What’s wrong with LCF? It’s not the only way, but it powers multiple
proof assistants that have use in the real world (HOL light,
Isabelle/HOL, etc.). What does it mean that it has no future?

You don’t need a full module calculus to define abstract types with operations. LCF ML had an abstype declaration for this purpose, which looks very similar to what was introduced in CLU around the same time.

Here is an example of an abstract type of rational numbers with operations, taken from the LCF book:

image939×229 27 KB

absrat is the conversion from the representation type int#int (i.e. int * int) to the abstract type rat, and reprat the reverse conversion. Both conversions are usable only inside the implementations of the functions declared in the abstype block.

Sure. This was actually shown in the example of Frederic. Notice how values of type thm only carry the statement of the theorem, not its proof.

If by the LCF approach, you mean the ability to isolate a formal system from the rest of the world by an abstraction of the metalanguage, you can go as far as you want. Below is what the calculus of constructions (without universes for the sake of readability) could look like.
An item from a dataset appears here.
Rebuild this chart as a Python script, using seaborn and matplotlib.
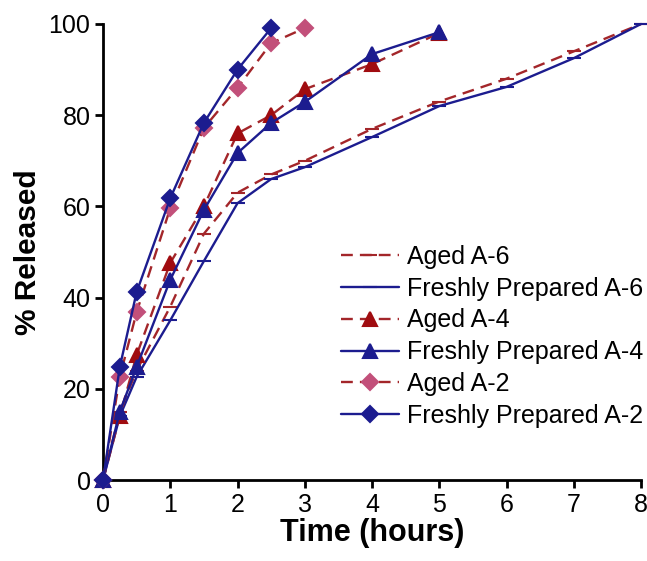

The critical part is the Const constructor, which bridges the gap between transparent terms and opaque proofs.

type 't term =
  Const of 't | Var of int | Type |
  Abs of 't term | Forall of 't term |
  Lam of 't term * 't term

module type COC = sig
  type thm
  val qed : thm term -> thm term -> thm
  val print : thm -> thm term
end

module Kernel: COC = struct
  type thm = { stmt: thm term }
  let check stmt typ = ...
  let qed stmt typ =
    check stmt typ;
    { stmt }
  let print t = t.stmt
end

Obviously, due to the conversion rule of COC, it is a lot more coarse-grained than in the case of e.g. propositional logic. You cannot pass the proof bit by bit to the kernel, you need to build the whole term before turning it into an opaque theorem.

By the way, if you want to experience the LCF approach at its finest, I strongly recommend reading the code of the kernel of HOL Light. This is illuminating. (The code is sufficiently short so that it is actually feasible.)